Pour la population locale, la situation est ambiguë. D’un côté, les habitants soutiennent souvent les efforts de la junte pour reprendre le contrôle des ressources nationales. De l’autre, la dépendance économique envers l’industrie minière rend une résolution rapide du conflit essentielle.
Aspect | Impact |
---|---|
Économie nationale | Perte de recettes fiscales liées à l’or. |
Emploi | Risque de suppressions de postes. |
Relations internationales | Tensions avec les investisseurs étrangers. |
Quel Avenir pour Loulo-Gounkoto ?
Les six mois d’administration provisoire seront décisifs. Le tribunal de commerce de Bamako évaluera l’évolution des négociations à la fin de cette période. Si aucun accord n’est trouvé, le conflit pourrait s’enliser, avec des conséquences imprévisibles pour l’économie malienne et les relations avec les investisseurs étrangers.
Pour l’instant, l’administrateur provisoire doit relever un défi de taille : relancer la production tout en apaisant les tensions. La junte, de son côté, devra trouver un équilibre entre ses ambitions de souveraineté et la nécessité de maintenir des partenariats économiques viables.

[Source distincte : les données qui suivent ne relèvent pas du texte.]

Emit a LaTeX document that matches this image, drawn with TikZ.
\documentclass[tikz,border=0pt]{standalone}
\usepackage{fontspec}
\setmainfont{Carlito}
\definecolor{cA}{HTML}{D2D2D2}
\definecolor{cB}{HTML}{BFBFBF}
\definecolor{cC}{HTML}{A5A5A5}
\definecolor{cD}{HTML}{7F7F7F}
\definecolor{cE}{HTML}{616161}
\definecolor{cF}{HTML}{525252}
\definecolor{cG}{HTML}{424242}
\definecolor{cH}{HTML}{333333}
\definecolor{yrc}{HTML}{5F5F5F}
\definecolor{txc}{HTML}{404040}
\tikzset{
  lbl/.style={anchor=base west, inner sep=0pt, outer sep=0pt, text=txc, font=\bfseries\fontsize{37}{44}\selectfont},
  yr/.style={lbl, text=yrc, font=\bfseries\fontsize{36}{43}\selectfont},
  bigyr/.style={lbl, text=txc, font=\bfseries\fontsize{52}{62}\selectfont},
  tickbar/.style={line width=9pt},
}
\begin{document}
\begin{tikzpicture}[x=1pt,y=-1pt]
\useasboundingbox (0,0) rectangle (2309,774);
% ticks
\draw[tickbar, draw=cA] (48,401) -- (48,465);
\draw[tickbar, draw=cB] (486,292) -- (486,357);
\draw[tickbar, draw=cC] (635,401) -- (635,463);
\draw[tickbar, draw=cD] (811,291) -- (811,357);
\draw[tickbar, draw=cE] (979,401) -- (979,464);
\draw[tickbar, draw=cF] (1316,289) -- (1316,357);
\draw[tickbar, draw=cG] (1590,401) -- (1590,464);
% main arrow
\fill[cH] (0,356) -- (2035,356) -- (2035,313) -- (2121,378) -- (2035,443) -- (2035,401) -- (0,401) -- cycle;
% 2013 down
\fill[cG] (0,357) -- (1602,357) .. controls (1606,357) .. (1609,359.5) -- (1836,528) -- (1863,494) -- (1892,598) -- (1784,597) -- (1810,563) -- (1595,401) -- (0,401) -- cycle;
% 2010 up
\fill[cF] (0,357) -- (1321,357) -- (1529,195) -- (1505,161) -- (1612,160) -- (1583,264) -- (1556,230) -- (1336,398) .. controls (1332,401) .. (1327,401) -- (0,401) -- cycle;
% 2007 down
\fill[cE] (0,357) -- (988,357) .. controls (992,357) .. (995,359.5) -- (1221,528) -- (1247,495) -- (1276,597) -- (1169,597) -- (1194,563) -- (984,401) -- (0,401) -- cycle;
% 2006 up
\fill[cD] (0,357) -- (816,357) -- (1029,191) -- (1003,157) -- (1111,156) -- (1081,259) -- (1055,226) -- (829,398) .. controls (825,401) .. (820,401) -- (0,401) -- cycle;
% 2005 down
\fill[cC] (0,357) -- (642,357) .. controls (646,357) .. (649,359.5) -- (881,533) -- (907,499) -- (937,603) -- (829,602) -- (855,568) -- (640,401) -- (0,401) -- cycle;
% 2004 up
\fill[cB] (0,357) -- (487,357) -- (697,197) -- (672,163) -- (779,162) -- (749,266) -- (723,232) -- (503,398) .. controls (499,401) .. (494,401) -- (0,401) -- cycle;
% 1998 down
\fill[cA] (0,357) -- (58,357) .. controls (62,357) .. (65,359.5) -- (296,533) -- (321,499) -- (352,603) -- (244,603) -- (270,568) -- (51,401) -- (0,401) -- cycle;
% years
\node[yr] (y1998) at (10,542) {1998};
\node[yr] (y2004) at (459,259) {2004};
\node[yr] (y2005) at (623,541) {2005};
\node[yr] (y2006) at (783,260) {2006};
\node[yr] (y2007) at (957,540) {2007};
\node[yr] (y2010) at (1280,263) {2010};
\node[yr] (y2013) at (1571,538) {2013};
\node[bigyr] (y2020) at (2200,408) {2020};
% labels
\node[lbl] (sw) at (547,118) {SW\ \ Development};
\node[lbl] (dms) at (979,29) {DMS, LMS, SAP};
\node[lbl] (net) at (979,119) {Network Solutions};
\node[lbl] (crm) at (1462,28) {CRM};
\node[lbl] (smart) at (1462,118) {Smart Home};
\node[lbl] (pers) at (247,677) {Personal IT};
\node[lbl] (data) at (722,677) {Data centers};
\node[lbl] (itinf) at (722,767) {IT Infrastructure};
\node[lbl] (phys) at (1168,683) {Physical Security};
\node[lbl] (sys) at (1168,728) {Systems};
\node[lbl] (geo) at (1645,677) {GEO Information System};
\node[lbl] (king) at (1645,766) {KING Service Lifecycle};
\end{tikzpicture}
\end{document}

Ce conflit illustre les défis auxquels sont confrontés les pays riches en ressources naturelles. Entre la quête de justice économique et les impératifs de développement, le Mali se trouve à un carrefour. La résolution de cette crise pourrait redéfinir les relations entre États africains et compagnies minières internationales.
Les enjeux à suivre :
- Relance de la production à Loulo-Gounkoto.

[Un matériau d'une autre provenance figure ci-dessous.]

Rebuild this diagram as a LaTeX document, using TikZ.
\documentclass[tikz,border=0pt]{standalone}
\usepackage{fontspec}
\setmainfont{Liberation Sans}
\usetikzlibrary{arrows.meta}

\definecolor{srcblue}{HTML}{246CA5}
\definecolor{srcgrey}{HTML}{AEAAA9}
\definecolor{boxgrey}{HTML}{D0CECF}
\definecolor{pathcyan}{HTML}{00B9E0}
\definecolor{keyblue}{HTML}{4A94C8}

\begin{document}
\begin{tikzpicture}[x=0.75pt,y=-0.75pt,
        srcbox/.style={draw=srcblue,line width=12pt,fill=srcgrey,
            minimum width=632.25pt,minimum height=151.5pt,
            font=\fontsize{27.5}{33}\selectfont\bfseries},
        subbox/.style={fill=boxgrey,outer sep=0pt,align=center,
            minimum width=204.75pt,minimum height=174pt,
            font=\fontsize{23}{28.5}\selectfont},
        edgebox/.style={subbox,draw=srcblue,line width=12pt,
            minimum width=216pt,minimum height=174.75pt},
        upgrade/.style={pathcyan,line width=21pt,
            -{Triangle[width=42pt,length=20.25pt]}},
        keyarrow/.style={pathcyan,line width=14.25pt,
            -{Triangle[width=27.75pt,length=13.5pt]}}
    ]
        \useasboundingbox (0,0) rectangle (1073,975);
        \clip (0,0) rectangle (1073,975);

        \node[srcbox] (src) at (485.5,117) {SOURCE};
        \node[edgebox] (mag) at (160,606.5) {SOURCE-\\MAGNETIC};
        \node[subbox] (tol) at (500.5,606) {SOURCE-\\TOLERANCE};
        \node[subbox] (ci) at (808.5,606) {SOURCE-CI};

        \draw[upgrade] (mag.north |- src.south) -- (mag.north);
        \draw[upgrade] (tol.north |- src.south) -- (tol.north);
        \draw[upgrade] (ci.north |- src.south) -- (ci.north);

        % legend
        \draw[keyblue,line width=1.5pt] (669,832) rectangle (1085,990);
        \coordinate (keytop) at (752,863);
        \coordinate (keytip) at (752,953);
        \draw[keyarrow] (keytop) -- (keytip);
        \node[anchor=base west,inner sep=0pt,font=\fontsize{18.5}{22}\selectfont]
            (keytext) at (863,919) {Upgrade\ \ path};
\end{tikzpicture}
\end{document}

- Issue de l’arbitrage international au CIRDI.
- Impact des réformes du code minier sur les autres compagnies.
- Évolution des relations entre le Mali et les investisseurs étrangers.
En attendant, le Mali reste sous le regard attentif des observateurs internationaux. Ce bras de fer économique, bien plus qu’un simple différend commercial, pourrait marquer un tournant dans la manière dont les nations africaines gèrent leurs ressources naturelles. La suite des événements à Loulo-Gounkoto sera scrutée de près, tant par les Maliens que par les acteurs de l’industrie minière mondiale.